Xhy could not resist either. Hey, I AM her baby sister after all. Haha. She loves me so much, she just knows how to get me. Yeah, right. :D You won this time, Xhy. ♥

Well, behind all these things (or should I say petty quarrels?) was my dear Laiza who stayed beside me and helped me get through a tough Friday. She reminded me, "Tignan mo, ang daming nagmamahal sayo. Kaya wag ka na ma-sad." Our friendship and understanding went beyond than I expected. Haha. Thank you and I love you, BebeLai. ♥





And yes, I think I have to thank Elmer too. For the record, he was very consistent and persistent enough to convince me to join the trip. He used his charming ways and jests to get me. Haha! He did everything in my favor. Bravo, Elmer! Bravo. :) Thank you. If it wasn't for you as well, I would not dream of going back to that heavenly place in Baler.

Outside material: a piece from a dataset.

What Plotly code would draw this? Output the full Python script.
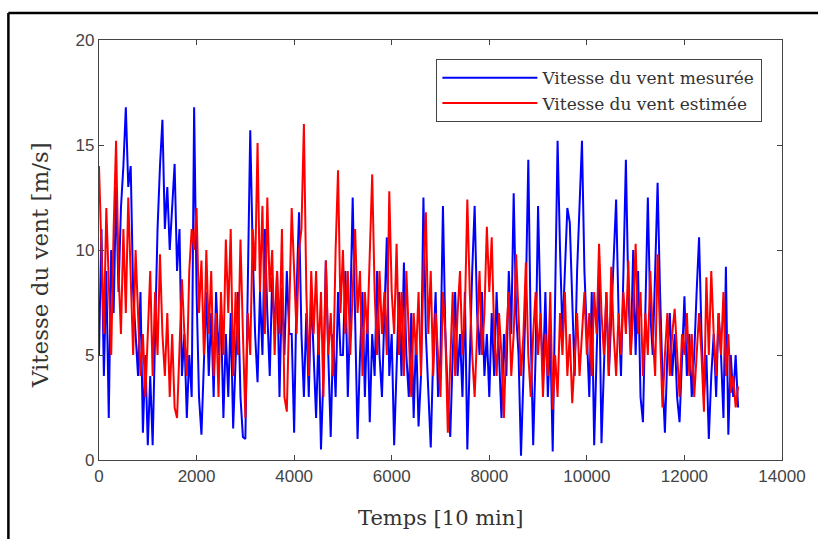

Above everything else, I could not stop thanking You, Papa God! ♥ I felt Your love through my friends. Thank You. Thank You for making me feel soooo loved. Thank You for making things possible for me. Thank You for reminding me how to love the people around me. Thank You, thank You. I love You too, Papa God.

I got really overwhelmed. THANK YOU. Cheers to a happy Friday! :) More to come! Yey!